--- Begin Input records ---

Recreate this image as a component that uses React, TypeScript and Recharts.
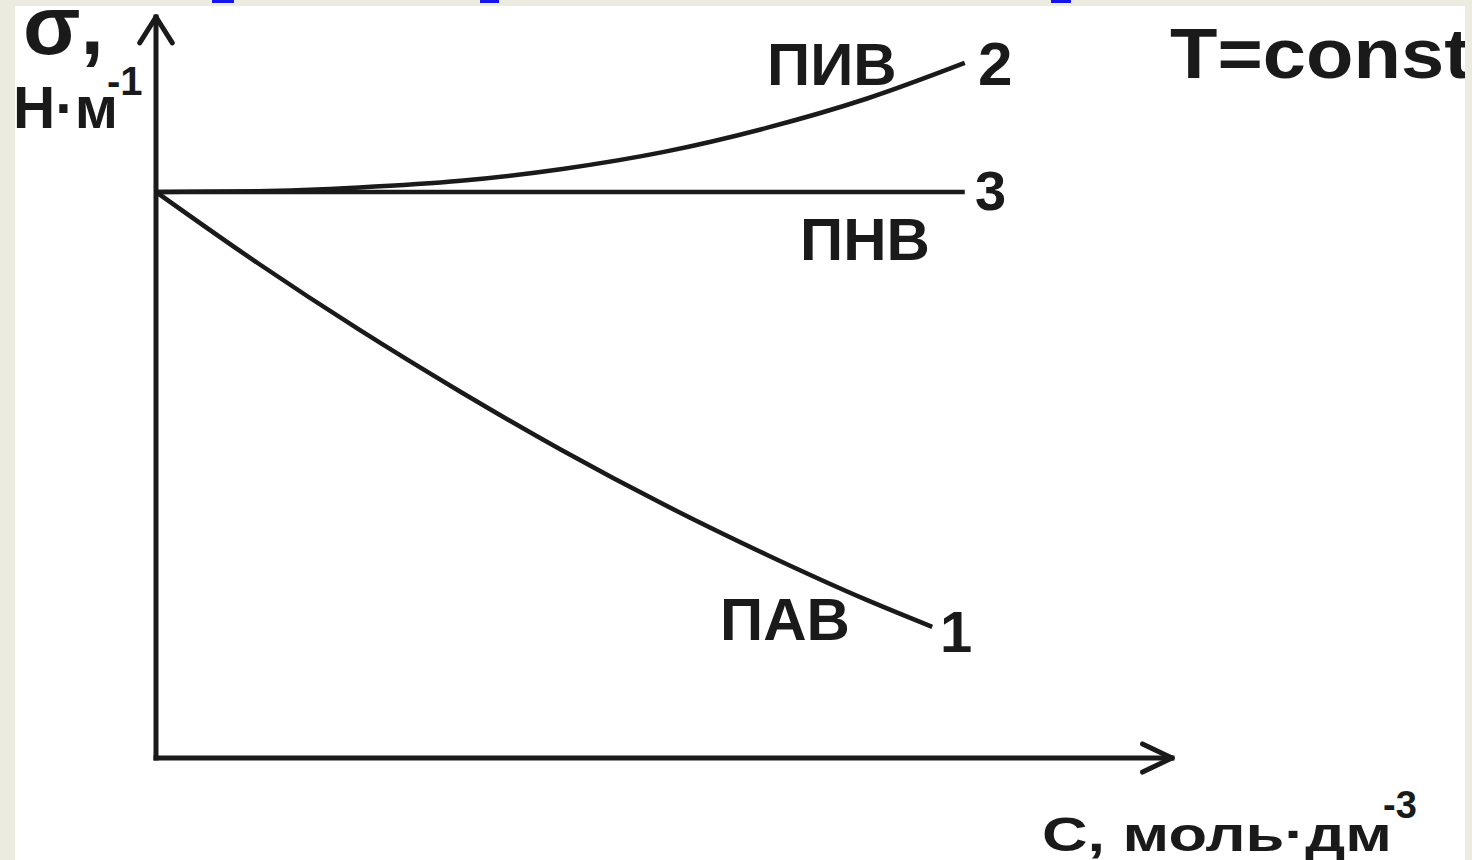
import React from 'react';
import { LineChart, Line, XAxis, YAxis, ReferenceLine } from 'recharts';

// Surface tension σ vs. concentration C at constant temperature (arbitrary units)
// Curve 1 — ПАВ (surfactant), curve 2 — ПИВ, line 3 — ПНВ
const concPAV = [0, 10, 20, 30, 40, 50, 60, 70, 76.4];
const sigmaPAV = [76.4, 66.8, 57.8, 49.4, 41.5, 34.2, 27.5, 21.3, 17.7];

const concPIV = [0, 10, 20, 30, 40, 50, 60, 70, 79.6];
const sigmaPIV = [76.4, 76.5, 77.0, 77.9, 79.5, 81.8, 85.0, 89.0, 93.8];

const concPNV = [0, 79.6];
const sigmaPNV = [76.4, 76.4];

const xDomain: [number, number] = [0, 100];
const yDomain: [number, number] = [0, 100];

const toRows = (cs: number[], ss: number[]) => cs.map((c, i) => ({ c, s: ss[i] }));

const INK = '#1a1a1a';
const FRAME = '#ECEBE0';
const FONT = '"Liberation Sans", Arial, sans-serif';

const W = 1472;
const H = 860;

export default function App() {
  const pav = toRows(concPAV, sigmaPAV);
  const piv = toRows(concPIV, sigmaPIV);
  const pnv = toRows(concPNV, sigmaPNV);

  const txt = (props: any, content: React.ReactNode, key: string) => (
    <text key={key} fontFamily={FONT} fontWeight="bold" fill={INK} {...props}>
      {content}
    </text>
  );

  const seg = (a: [number, number], b: [number, number], w: number, cap: 'round' | 'square') => (
    <ReferenceLine
      segment={[{ x: a[0], y: a[1] }, { x: b[0], y: b[1] }]}
      stroke={INK}
      strokeWidth={w}
      strokeLinecap={cap}
      ifOverflow="visible"
    />
  );

  return (
    <div style={{ position: 'absolute', left: 0, top: 0, width: W, height: H, background: '#ffffff', overflow: 'hidden' }}>
      <LineChart width={W} height={H} data={pav} margin={{ top: 17, right: 300, bottom: 102, left: 156 }}>
        <XAxis dataKey="c" type="number" domain={xDomain} allowDataOverflow hide />
        <YAxis type="number" domain={yDomain} allowDataOverflow hide />

        {/* axes */}
        {seg([0, 0], [0, 100], 5, 'square')}
        {seg([0, 0], [100, 0], 5, 'square')}
        {/* arrow heads */}
        {seg([-1.6, 96.5], [0, 100], 5, 'round')}
        {seg([1.6, 96.5], [0, 100], 5, 'round')}
        {seg([97.1, 1.9], [100, 0], 5, 'round')}
        {seg([97.1, -1.9], [100, 0], 5, 'round')}

        <Line data={pnv} dataKey="s" type="linear" stroke={INK} strokeWidth={4.5} dot={false} isAnimationActive={false} />
        <Line data={piv} dataKey="s" type="monotone" stroke={INK} strokeWidth={4.5} dot={false} isAnimationActive={false} />
        <Line data={pav} dataKey="s" type="monotone" stroke={INK} strokeWidth={4.5} dot={false} isAnimationActive={false} />
      </LineChart>

      {/* axis titles and curve labels */}
      <svg width={W} height={H} style={{ position: 'absolute', left: 0, top: 0, pointerEvents: 'none' }}>
        {txt({ x: 23, y: 54, fontSize: 84 }, 'σ,', 'sigma')}
        {txt({ x: 13, y: 128, fontSize: 60, textLength: 105, lengthAdjust: 'spacingAndGlyphs' }, 'Н·м', 'unitY')}
        {txt({ x: 107, y: 95, fontSize: 40 }, '-1', 'supY')}
        {txt({ x: 767, y: 85, fontSize: 60 }, 'ПИВ', 'piv')}
        {txt({ x: 978, y: 85, fontSize: 62 }, '2', 'n2')}
        {txt({ x: 975, y: 210, fontSize: 56 }, '3', 'n3')}
        {txt({ x: 800, y: 260, fontSize: 60 }, 'ПНВ', 'pnv')}
        {txt({ x: 720, y: 640, fontSize: 60 }, 'ПАВ', 'pav')}
        {txt({ x: 940, y: 652, fontSize: 58 }, '1', 'n1')}
        {txt({ x: 1170, y: 78, fontSize: 70, textLength: 300, lengthAdjust: 'spacingAndGlyphs' }, 'T=const', 'tconst')}
        {txt({ x: 1042, y: 851, fontSize: 48, textLength: 350, lengthAdjust: 'spacingAndGlyphs' }, 'С, моль·дм', 'unitX')}
        {txt({ x: 1383, y: 818, fontSize: 38 }, '-3', 'supX')}
      </svg>

      {/* slide frame */}
      <div style={{ position: 'absolute', left: 0, top: 0, width: W, height: 6, background: FRAME }} />
      <div style={{ position: 'absolute', left: 0, top: 0, width: 15, height: H, background: FRAME }} />
      <div style={{ position: 'absolute', left: 1465, top: 0, width: 7, height: H, background: FRAME }} />
      <div style={{ position: 'absolute', left: 212, top: 0, width: 22, height: 3, background: '#1515ee' }} />
      <div style={{ position: 'absolute', left: 480, top: 0, width: 19, height: 3, background: '#1515ee' }} />
      <div style={{ position: 'absolute', left: 1051, top: 0, width: 20, height: 3, background: '#1515ee' }} />
    </div>
  );
}
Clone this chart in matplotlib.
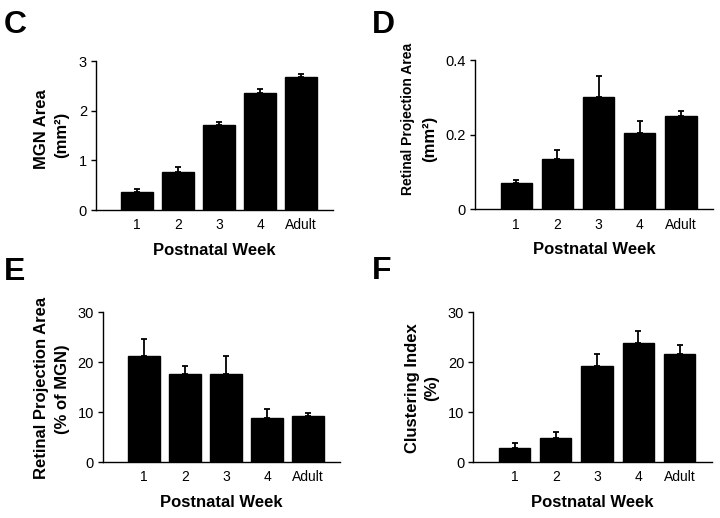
import numpy as np
import matplotlib
matplotlib.use('Agg')
import matplotlib.pyplot as plt

plt.rcParams['font.family'] = ['Liberation Sans', 'DejaVu Sans']

# data
weeks = ['1', '2', '3', '4', 'Adult']
mgn_area = [0.36, 0.77, 1.72, 2.36, 2.68]
mgn_area_err = [0.06, 0.09, 0.05, 0.07, 0.06]
proj_area = [0.070, 0.136, 0.301, 0.204, 0.249]
proj_area_err = [0.009, 0.024, 0.056, 0.032, 0.014]
proj_pct = [21.3, 17.7, 17.7, 8.9, 9.2]
proj_pct_err = [3.3, 1.5, 3.6, 1.7, 0.7]
cluster = [2.8, 4.8, 19.2, 23.9, 21.7]
cluster_err = [1.0, 1.3, 2.5, 2.4, 1.8]

W, H = 720, 518
fig = plt.figure(figsize=(W / 100, H / 100), dpi=100)


def panel(rect, vals, errs, yticks, yticklabels, ylabel_lines, letter, letter_xy):
    l, r, b, t = rect
    ax = fig.add_axes([l / W, 1 - b / H, (r - l) / W, (b - t) / H])
    x = np.arange(len(vals))
    ax.bar(x, vals, width=0.76, color='black', edgecolor='black')
    ax.errorbar(x, vals, yerr=[np.zeros(len(vals)), errs], fmt='none',
                ecolor='black', elinewidth=1.3, capsize=2.5, capthick=1.3)
    ax.set_xlim(-1.0, 4.78)
    ax.set_ylim(0, yticks[-1])
    ax.set_xticks(x)
    ax.set_xticklabels(weeks)
    ax.set_yticks(yticks)
    ax.set_yticklabels(yticklabels)
    for s in ['top', 'right']:
        ax.spines[s].set_visible(False)
    for s in ['left', 'bottom']:
        ax.spines[s].set_linewidth(1.0)
    ax.tick_params(axis='x', length=0, pad=6, labelsize=10)
    ax.tick_params(axis='y', length=3.5, width=1.0, pad=3, labelsize=10.5)
    ax.set_xlabel('Postnatal Week', fontsize=12, fontweight='bold', labelpad=7.5)
    # y label lines placed one by one (pixel centres)
    for txt, lx, ly, size in ylabel_lines:
        fig.text(lx / W, 1 - ly / H, txt, rotation=90, ha='center', va='center',
                 fontsize=size, fontweight='bold')
    fig.text(letter_xy[0] / W, 1 - letter_xy[1] / H, letter, fontsize=23,
             fontweight='bold', va='baseline', ha='left')
    return ax


panel((96, 333, 210, 61), mgn_area, mgn_area_err, [0, 1, 2, 3],
      ['0', '1', '2', '3'],
      [('MGN Area', 42, 129, 12), ('(mm²)', 62, 135, 12)], 'C', (4, 33))
panel((475, 713, 209.3, 60), proj_area, proj_area_err, [0, 0.2, 0.4],
      ['0', '0.2', '0.4'],
      [('Retinal Projection Area', 408, 118.5, 10), ('(mm²)', 430, 139, 12)],
      'D', (372, 33))
panel((103, 340, 462, 312.3), proj_pct, proj_pct_err, [0, 10, 20, 30],
      ['0', '10', '20', '30'],
      [('Retinal Projection Area', 42, 387.5, 12), ('(% of MGN)', 63, 389, 12)],
      'E', (4, 280))
panel((473.3, 711.7, 462, 312.3), cluster, cluster_err, [0, 10, 20, 30],
      ['0', '10', '20', '30'],
      [('Clustering Index', 412, 388, 12), ('(%)', 432, 388, 12)], 'F', (372, 279))

fig.savefig('out.png', dpi=100)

--- End Input records ---

Pull every line containing "this" from the material above.

Recreate this image as a component that uses React, TypeScript and Recharts.
Clone this chart in matplotlib.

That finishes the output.